Chemicals are routinely tested on lab mice before they're placed on the market. A new technique used in a University of Georgia lab may reduce the number of mice needed for testing.

Phil Williams, an environmental health scientist with the UGA College of Agricultural and Environmental Sciences, uses microscopic worms called nematodes to determine the toxicity of chemicals.

Worms Cost Less and Work Better

"When new chemicals are developed, at some point, animal testing is required," Williams said. Using animals in testing requires proper facilities and a lot of money.

"Plus, many people don't like mice, or any animals with fur, being used for these tests," he said

The nematode Williams uses, Caenorhabditis, is found naturally in the soil. Its nervous system functions much like that of humans. "It can't show everything in relation to humans, but there's a lot we can learn from it," Williams said.

Mice and rats, most commonly used for laboratory testing, aren't always the best choices. "The closer biologically an animal is to a human, the more likely we can predict human reactions," he said.

Won't Replace Higher Animals

Williams is finding nematodes very effective in early stages of toxicity testing. But he doesn't expect them to replace other animals entirely.

"At some point, higher animals are always going to have to be used," he said. "There are some things you just can't learn without using higher animals.

Nematodes' effectiveness in testing for toxicity could reduce the number of new chemicals tested.

"A company could make a thousand new chemicals and could never afford to screen them all using higher animals," he said. "Using the nematode, we can easily and quickly determine which new chemicals to continue testing."

For chemical testing, nematodes are still in the development stages. But on the environmental side, they're much closer to being used outside the lab.

Quicker Soil Tests In Less Soil

"Since it's a soil organism, I've use it to predict environmental affects of chemical exposures," Williams said. He also uses them when testing soil samples for toxicity.

Earthworms are used for soil tests, too, but they require a larger soil sampling, and results take up to 14 days. The nematode test uses just 3 grams of soil and gives results in 24 hours.

"Earthworms require about 400 grams of soil for testing," Williams said. "When you're working with hazardous soil, you'd much rather work with just 3 grams."

Analytical soil tests are so advanced they can detect minute amounts of chemicals on a site. But detection isn't enough.

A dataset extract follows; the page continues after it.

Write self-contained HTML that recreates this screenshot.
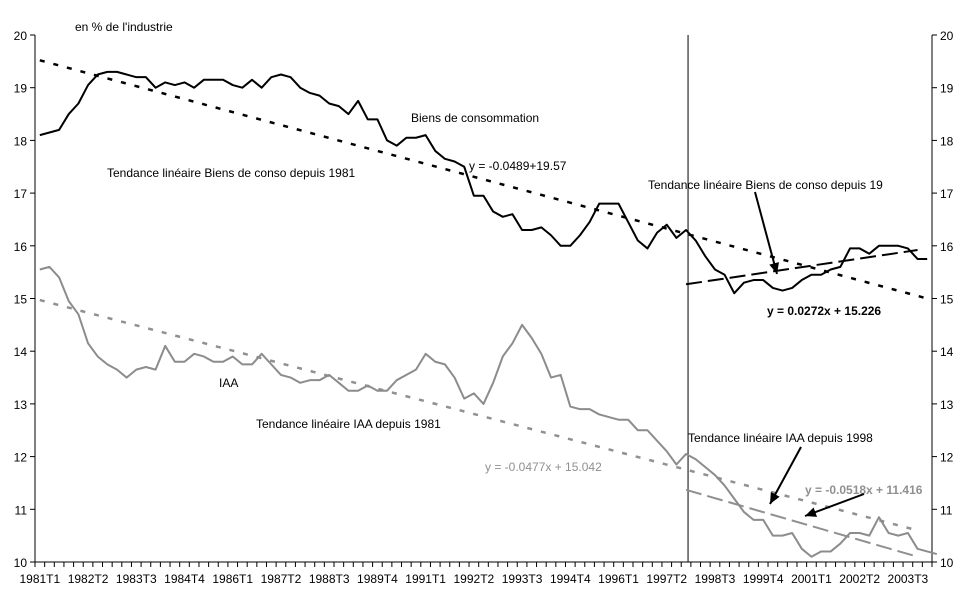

"The biological effects to humans and animals aren't answered by these tests," he said. "You have to use organisms to see what the biological effect will be."

In December, the American Society for Testing Materials plans to vote on adopting the use of nematodes for soil testing.

Used For Food Science Testing Too

Nematodes may have other uses, too. Williams is working with UGA food scientists to detect food-borne pathogens. Nematodes appear to have great potential in detecting clostridium botulinum, the organism that causes botulism.

"Botulism affects the nervous system, which makes the nematode a perfect testing specimen," he said.

Williams also uses nematodes to test new medical imaging agents for a pharmaceutical company. "These agents are taken internally for medical diagnostics and then traced through the body," he said. "The company can chemically make these products fairly easily, but screening and approval is a long process." Nematodes can greatly streamline the screening.

In the future, Williams sees nematodes greatly reducing the number of mice and rats used in laboratory testing.

"You could release a chemical into the environment for 20 to 30 years and then look back and see what the effects were, but that's not ethical," Williams said. "You could expose humans to the chemicals, but we would never do that. So we have to use animal models to try to help us predict effects."

(Sharon Omahen is a news editor with the University of Georgia College of Agricultural and Environmental Sciences.)